11. Ensure the rotation of the lead audit partner having primary responsibility for the audit and the audit partner responsible for reviewing the audit as required by law.
12. Meet with the independent auditor prior to the audit to discuss the planning and staffing of the audit.
14. Review the significant reports to management prepared by the internal auditing department and management's responses.
15. Discuss with the company's General Auditor the internal audit department responsibilities, budget and staffing, and any recommended changes in the planned scope of the internal audit.
17. Obtain reports from management, the Company's senior internal auditing executive and the independent auditor that the Company and its subsidiary/foreign affiliated entities are in conformity the applicable legal requirements and the Company's Code of Ethics for Directors and Executive Officers.
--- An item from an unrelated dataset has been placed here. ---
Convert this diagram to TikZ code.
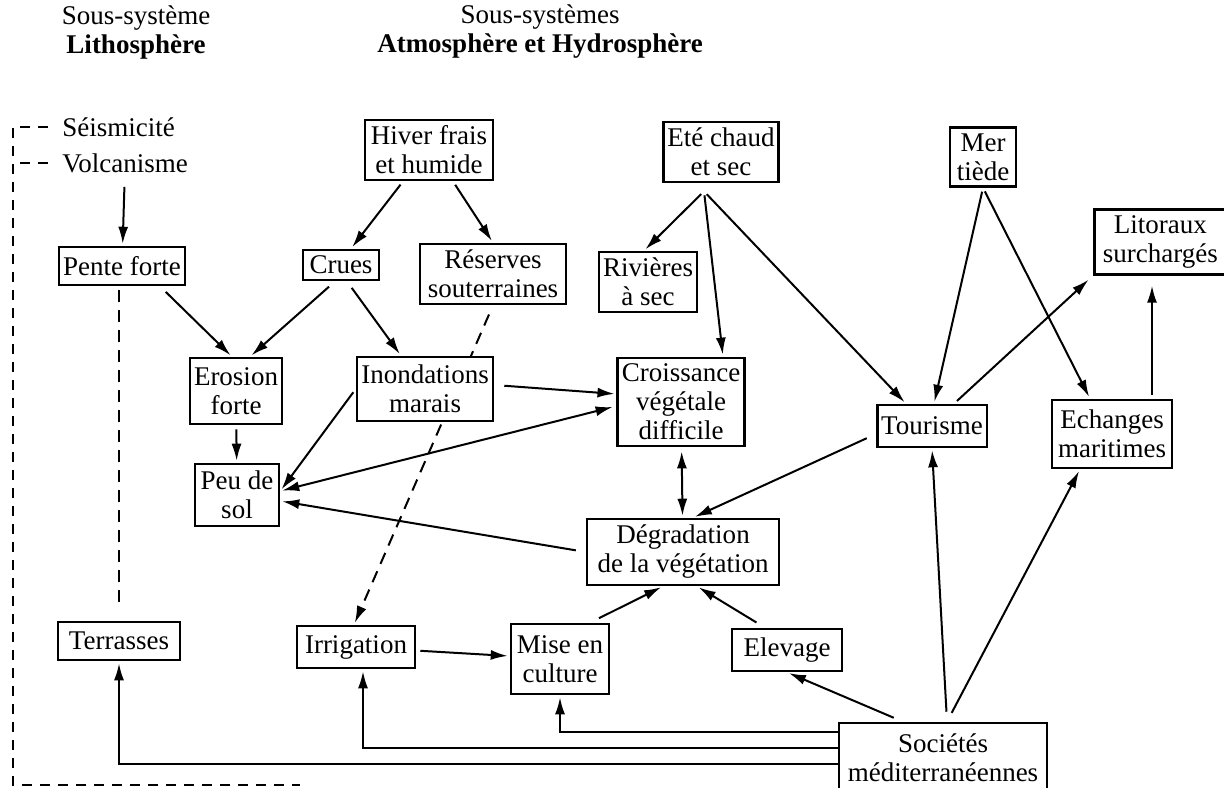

Review reports and disclosures of related party transactions and approve all such related party transactions in accordance with the requirements of NASDAQ. Advise the Board with respect to the Company's policies and procedures regarding compliance with applicable laws and regulations and with the Company's Code of Ethics for Directors and Executive Officers.
18. Establish procedures for the receipt, retention and treatment of complaints received by the Company regarding accounting, internal accounting controls and auditing matters, and the confidential, anonymous submission by employees of concerns regarding questionable accounting or auditing matters.
19. Discuss with management and the independent auditor any correspondence with regulators or governmental agencies and any published reports which raise material issues regarding the Company's financial statements or accounting policies.
20. Discuss with the Company's General Counsel legal matters that may have a material impact on the financial statements or the Company's compliance policies.